_EXERCISE TASK_
Find the lines of data that contain the string "this", then list them.

_DATA SHOWN_

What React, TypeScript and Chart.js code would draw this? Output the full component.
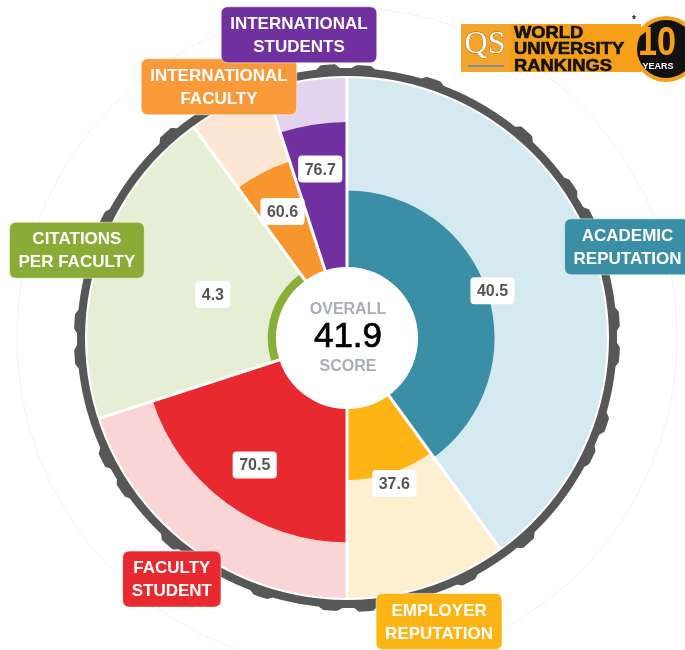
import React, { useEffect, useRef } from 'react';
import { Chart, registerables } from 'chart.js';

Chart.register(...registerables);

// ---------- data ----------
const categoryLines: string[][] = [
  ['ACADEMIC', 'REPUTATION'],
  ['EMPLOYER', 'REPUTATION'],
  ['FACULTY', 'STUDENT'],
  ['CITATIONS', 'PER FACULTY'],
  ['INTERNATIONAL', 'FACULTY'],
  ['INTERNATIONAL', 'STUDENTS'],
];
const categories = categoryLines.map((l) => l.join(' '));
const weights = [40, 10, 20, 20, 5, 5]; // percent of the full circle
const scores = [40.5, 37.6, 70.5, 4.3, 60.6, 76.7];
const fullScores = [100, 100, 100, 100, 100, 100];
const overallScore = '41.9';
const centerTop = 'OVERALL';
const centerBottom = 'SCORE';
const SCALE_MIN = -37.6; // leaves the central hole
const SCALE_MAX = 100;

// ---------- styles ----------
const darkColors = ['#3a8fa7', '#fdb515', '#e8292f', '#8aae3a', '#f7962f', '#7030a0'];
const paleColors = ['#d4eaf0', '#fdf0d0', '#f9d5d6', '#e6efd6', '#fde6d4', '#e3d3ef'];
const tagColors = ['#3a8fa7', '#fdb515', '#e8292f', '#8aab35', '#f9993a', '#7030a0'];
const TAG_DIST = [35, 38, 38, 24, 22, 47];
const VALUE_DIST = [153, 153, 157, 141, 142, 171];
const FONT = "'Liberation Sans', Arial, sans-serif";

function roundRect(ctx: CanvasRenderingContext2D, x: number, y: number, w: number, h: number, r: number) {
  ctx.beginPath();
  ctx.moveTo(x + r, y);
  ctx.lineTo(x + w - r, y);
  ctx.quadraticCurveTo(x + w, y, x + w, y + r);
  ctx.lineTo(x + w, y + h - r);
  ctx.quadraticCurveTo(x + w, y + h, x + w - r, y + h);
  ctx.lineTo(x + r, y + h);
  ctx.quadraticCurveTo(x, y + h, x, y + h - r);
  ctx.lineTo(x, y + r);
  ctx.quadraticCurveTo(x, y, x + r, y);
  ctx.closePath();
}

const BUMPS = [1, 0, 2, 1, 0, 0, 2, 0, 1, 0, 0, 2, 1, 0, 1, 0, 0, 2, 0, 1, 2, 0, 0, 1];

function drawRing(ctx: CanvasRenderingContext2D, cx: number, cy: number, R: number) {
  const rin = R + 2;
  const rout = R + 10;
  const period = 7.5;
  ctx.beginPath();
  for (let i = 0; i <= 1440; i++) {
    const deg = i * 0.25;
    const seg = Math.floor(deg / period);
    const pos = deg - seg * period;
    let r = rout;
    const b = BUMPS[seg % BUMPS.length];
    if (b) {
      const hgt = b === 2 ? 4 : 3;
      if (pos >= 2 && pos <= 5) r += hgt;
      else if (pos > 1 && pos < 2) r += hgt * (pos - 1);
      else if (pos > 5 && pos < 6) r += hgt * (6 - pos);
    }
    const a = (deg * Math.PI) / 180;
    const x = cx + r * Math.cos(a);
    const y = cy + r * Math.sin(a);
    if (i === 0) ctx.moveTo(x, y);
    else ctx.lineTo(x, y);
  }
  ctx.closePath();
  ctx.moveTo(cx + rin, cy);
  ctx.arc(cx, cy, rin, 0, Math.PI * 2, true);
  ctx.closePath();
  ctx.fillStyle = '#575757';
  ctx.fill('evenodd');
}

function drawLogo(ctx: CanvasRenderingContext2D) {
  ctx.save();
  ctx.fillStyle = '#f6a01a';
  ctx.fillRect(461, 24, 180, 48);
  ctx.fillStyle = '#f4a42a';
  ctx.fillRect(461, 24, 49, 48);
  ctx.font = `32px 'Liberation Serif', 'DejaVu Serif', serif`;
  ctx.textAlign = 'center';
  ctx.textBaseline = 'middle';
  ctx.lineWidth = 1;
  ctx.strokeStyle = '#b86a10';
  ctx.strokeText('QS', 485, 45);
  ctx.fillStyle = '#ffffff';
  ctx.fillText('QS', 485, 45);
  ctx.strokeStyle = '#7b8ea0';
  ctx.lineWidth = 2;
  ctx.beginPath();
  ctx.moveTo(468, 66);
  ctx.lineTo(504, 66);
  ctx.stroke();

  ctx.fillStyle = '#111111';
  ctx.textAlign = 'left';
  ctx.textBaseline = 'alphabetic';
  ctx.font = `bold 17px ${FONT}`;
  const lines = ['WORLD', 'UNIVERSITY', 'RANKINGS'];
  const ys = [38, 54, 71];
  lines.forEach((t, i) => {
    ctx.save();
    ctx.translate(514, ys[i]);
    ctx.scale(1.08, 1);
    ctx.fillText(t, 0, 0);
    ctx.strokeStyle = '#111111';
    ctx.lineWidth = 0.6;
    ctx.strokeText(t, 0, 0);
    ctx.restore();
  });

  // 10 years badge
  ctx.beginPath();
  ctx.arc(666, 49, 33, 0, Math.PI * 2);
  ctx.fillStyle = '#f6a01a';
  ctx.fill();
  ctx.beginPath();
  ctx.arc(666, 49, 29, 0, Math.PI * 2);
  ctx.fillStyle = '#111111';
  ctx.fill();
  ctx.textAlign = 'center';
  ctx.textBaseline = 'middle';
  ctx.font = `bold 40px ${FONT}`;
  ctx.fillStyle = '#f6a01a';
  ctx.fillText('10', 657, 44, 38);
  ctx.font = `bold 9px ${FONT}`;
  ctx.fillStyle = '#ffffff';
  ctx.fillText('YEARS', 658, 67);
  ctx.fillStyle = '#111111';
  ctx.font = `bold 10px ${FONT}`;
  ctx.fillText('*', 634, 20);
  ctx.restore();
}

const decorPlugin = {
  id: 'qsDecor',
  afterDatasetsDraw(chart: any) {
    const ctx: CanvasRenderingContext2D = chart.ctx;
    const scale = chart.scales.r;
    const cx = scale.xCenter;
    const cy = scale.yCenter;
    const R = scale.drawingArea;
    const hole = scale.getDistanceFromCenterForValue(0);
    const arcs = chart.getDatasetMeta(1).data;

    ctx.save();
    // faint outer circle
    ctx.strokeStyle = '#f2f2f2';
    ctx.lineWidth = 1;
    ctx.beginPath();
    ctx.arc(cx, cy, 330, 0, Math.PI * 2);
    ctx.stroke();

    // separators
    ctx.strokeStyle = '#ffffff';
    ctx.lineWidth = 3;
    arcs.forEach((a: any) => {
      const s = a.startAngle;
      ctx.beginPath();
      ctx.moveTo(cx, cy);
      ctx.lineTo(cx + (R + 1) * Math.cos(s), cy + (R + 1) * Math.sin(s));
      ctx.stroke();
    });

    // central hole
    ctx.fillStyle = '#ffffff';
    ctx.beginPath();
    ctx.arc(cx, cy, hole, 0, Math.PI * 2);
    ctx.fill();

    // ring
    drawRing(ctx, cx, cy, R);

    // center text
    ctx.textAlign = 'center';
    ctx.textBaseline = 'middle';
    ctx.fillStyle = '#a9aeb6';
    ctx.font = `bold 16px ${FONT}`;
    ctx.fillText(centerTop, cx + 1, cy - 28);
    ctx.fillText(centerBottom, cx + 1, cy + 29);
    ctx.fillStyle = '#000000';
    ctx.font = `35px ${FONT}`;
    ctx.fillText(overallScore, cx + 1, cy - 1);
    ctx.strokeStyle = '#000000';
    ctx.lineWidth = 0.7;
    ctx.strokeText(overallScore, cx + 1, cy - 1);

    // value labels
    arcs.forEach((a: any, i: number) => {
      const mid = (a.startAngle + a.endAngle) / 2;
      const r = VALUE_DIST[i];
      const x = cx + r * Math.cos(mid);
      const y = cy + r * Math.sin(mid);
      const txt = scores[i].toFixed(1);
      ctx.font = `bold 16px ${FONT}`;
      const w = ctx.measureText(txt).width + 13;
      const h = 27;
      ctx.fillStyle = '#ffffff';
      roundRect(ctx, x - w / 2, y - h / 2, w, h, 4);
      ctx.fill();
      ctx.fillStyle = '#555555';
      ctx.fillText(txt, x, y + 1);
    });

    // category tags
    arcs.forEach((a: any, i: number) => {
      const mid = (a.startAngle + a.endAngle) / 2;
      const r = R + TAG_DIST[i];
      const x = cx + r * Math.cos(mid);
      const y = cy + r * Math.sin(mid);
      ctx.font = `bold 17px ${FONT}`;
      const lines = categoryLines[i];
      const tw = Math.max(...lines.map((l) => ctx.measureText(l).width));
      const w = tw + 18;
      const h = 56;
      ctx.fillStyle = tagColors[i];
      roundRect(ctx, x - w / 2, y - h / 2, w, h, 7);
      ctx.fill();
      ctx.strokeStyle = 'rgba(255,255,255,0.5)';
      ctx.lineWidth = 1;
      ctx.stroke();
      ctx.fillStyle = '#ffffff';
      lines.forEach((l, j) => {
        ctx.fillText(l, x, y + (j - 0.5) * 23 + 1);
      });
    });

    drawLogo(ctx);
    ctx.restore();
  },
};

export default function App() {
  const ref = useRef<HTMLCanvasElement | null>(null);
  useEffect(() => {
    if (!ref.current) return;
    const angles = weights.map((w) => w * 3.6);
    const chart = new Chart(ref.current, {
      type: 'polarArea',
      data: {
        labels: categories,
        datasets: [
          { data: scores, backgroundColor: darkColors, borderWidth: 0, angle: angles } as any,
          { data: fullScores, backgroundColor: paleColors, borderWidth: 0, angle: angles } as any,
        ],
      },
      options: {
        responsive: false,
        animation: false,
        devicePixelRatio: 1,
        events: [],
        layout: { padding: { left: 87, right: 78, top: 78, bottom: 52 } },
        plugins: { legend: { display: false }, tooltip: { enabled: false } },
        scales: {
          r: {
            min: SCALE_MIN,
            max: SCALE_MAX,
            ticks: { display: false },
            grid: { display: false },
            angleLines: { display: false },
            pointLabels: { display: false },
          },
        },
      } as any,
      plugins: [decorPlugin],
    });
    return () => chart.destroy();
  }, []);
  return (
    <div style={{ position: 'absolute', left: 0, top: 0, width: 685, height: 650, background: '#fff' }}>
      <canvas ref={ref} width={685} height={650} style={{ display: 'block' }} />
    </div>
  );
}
==
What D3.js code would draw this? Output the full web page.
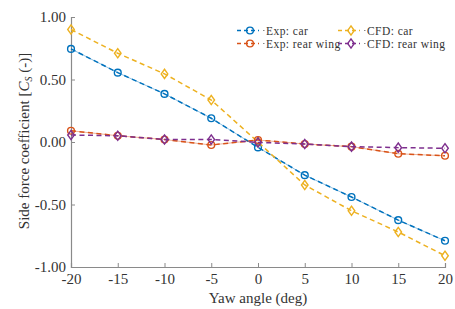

_REPLY_
What React, TypeScript and Chart.js code would draw this? Output the full component.
What D3.js code would draw this? Output the full web page.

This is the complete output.